Andrew Bowman wants millennials to stop swiping on Tinder — and to start dating in real life.
Bowman, a Dayton resident and pilot in the U.S. Air Force Reserve Command, is working with other entrepreneurs to launch a new dating app called Venue. The app, which launches in Dayton on Aug. 24, encourages single people to stop simply talking to other people online by setting them up at local restaurants, breweries and entertainment spots.
Bowman — and entrepreneurs including Erik Lasky, Tyler Mutton, Taya Richardson — wants to help young people stop the cycle of fruitless online dating apps. Though Bowman and his friends knew a lot of people using apps like Tinder and Bumble, the matches never amounted to any serious relationships.
“I am excited as a member of the Dayton community to be bringing technology like this to life and launching it here in Dayton first,” he said.

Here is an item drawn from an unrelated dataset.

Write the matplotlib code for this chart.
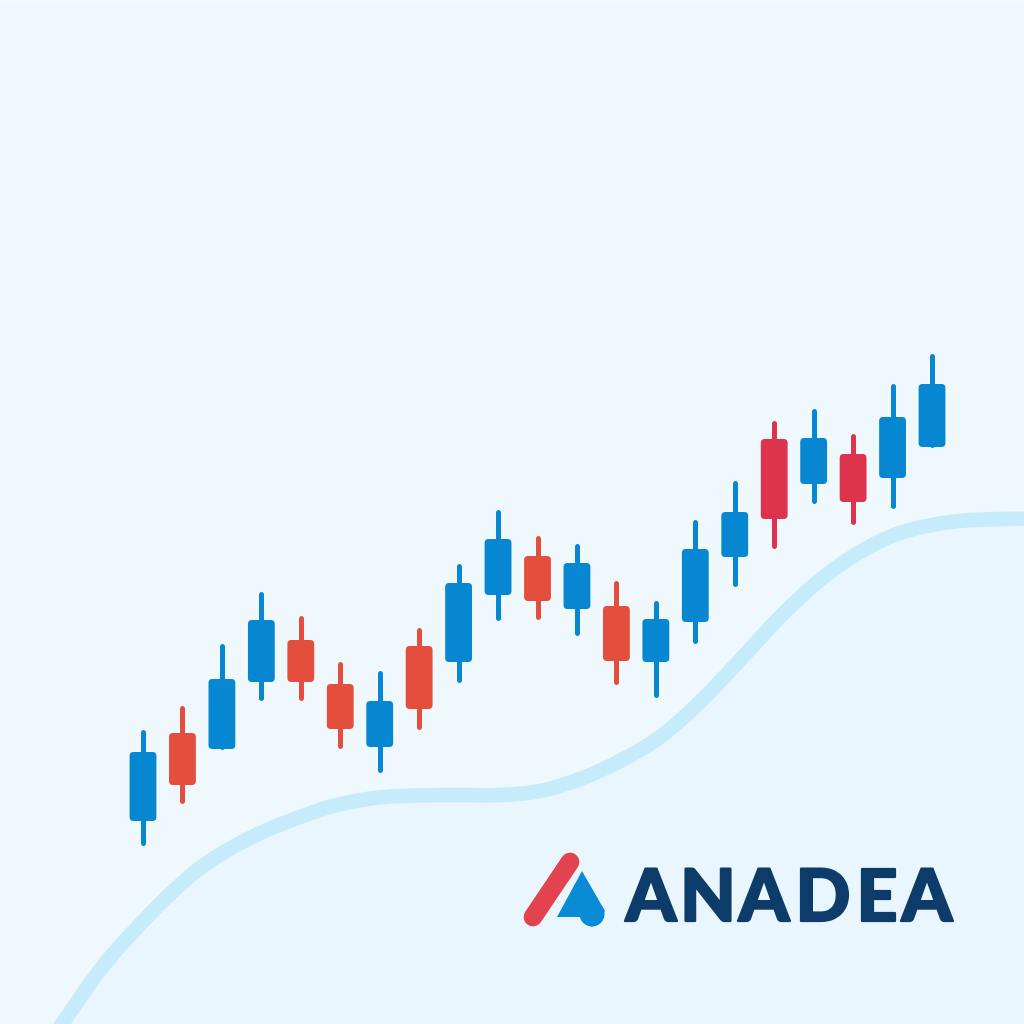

The app works through four simple steps. An app user picks a local event they’re interested in on a night where they don’t already have plans. Other app users who are also interested in that event pop up as possible matches, and then users can decide who they’re attracted to based on other users’ photos.
The last step? “Meet the old-fashioned way, in person,” Bowman said.
Online dating is an increasingly hot market, especially for millennial. About 15 percent of all U.S. adults said they’ve used online dating sites or mobile dating apps, according to Pew Research Center. The research also found online dating has lost much of its stigma, and the majority of Americans say online dating is a good way to meet people.
Tinder gets 26 million matches per day, and has more than 20 billion matches since its inception in 2012.
Millennials and young adults are driving the force more than older generations. The share of 18- to 24-year-olds who use online dating has roughly tripled from 10 percent in 2013 to 27 percent today, according to Pew Research. The problem is that most of them don’t actually meet people in person.
A survey from LendEDU, an online marketplace for student loan refinancing, found more than 70 percent of college students say though they’ve used dating apps, they haven’t actually met up with anyone from the app. That’s what Venue wants to change.
In Dayton, Venue will coordinate meet-ups at places like Warped Wing, Proto Build Bar and Urban Krag in the Oregon District. The app will then launch in other cities like Columbus and Indianapolis.
“You can go on an awesome first date, actually meet your date in person,” Bowman said. “I see it as a way of finding people to hang out and explore a city.”